A New Theoretical Framework for Fast and Accurate Online Decision-Making

(2021) (to appear)


We study a setting in which a learner faces a sequence of A/B tests and has to make as many good decisions as possible within a given budget constraint. Each A/B test $n=1,2,\l$ is associated with an unknown (and potentially negative) reward $\mu_n \in [-1,1]$, drawn i.i.d.\ from an unknown and fixed distribution. For each A/B test $n$, the learner draws i.i.d.\ samples of a $\{-1,1\}$-valued random variable with mean $\mu_n$ sequentially until a halting criterion is met.

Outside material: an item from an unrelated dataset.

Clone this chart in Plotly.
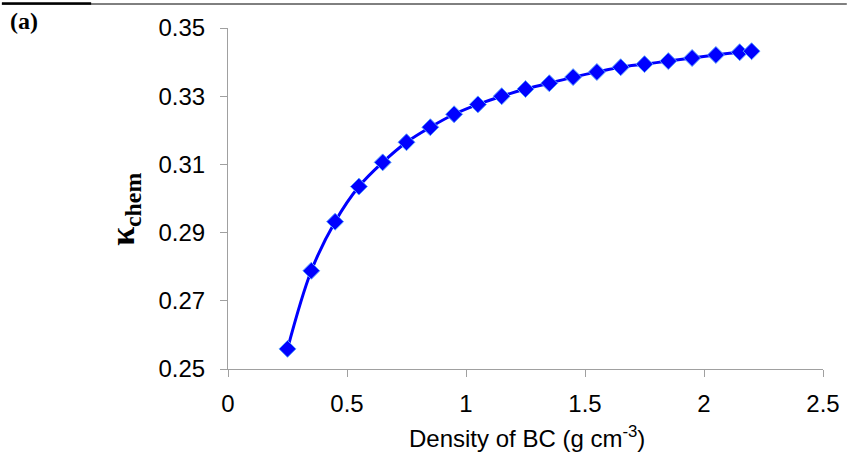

The learner then decides to either accept the reward $\mu_n$ or to reject it and get $0$ instead. We measure the learner's performance as the average reward per time step. More precisely, as the sum of the expected rewards of the accepted $\mu_n$ divided by the total number of time steps. Note that this is different than the average reward per $\mu_n$. We design algorithms and prove data-dependent regret bounds against any set of policies based on arbitrary halting criteria and decision rules. Though our algorithms borrow ideas from multiarmed bandits, the two settings are significantly different and not comparable. In fact, the value of $\mu_n$ is never observed directly in our setting---unlike rewards in stochastic bandits. Moreover, the particular structure of our problem allows our regret bounds to be independent of the number of policies.